Lebih jauh, Gubernur meminta seluruh elemen masyarakat, khususnya di Kabupaten Buleleng, agar mendukung penuh implementasi program ini. Ia meyakini Umah Restorative Justice dapat menjadi model nasional dalam penyelesaian perkara berbasis kearifan lokal.
Senada dengan Gubernur, Bupati Buleleng, I Nyoman Sutjidra, juga menegaskan dukungannya. Ia menilai program ini penting untuk memperkuat budaya musyawarah dan mediasi di tingkat desa dan kelurahan.
“Perlu ada sosialisasi berkelanjutan agar masyarakat paham bahwa tidak semua perkara harus dibawa ke pengadilan. Kita kembalikan penyelesaian ke musyawarah adat,” ujarnya.

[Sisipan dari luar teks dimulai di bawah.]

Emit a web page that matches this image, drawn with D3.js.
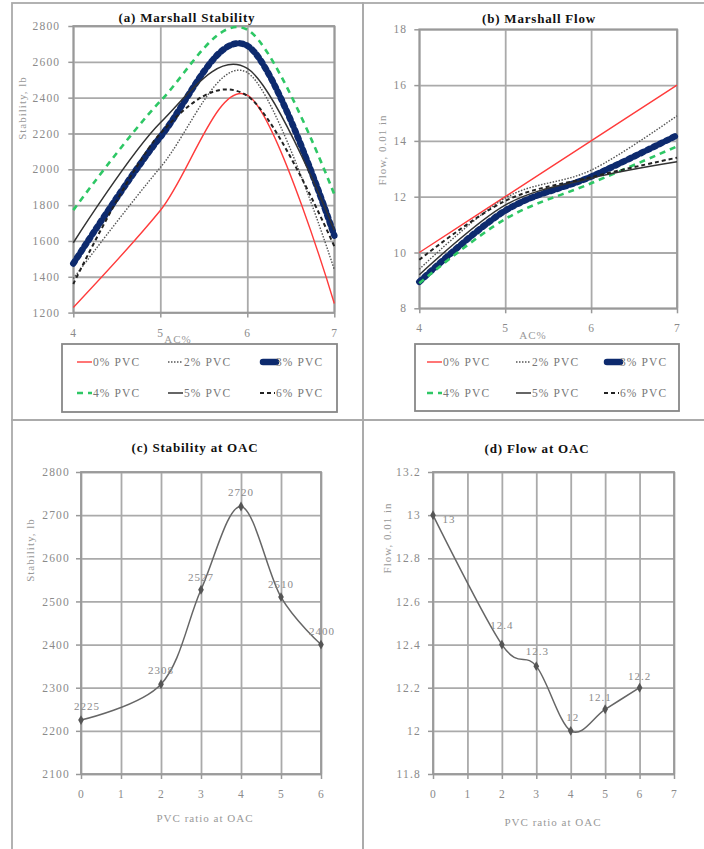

Langkah Kejaksaan Tinggi Bali ini dinilai memiliki implikasi politik yang strategis, tidak hanya dalam membangun budaya hukum berbasis komunitas, tetapi juga dalam memperkuat legitimasi pemerintah daerah melalui pendekatan yang lebih humanis dan lokalistik. Program ini mencerminkan kolaborasi sinergis antara lembaga hukum dan pemerintah daerah dalam mewujudkan desa yang damai dan harmonis di Bali. (*)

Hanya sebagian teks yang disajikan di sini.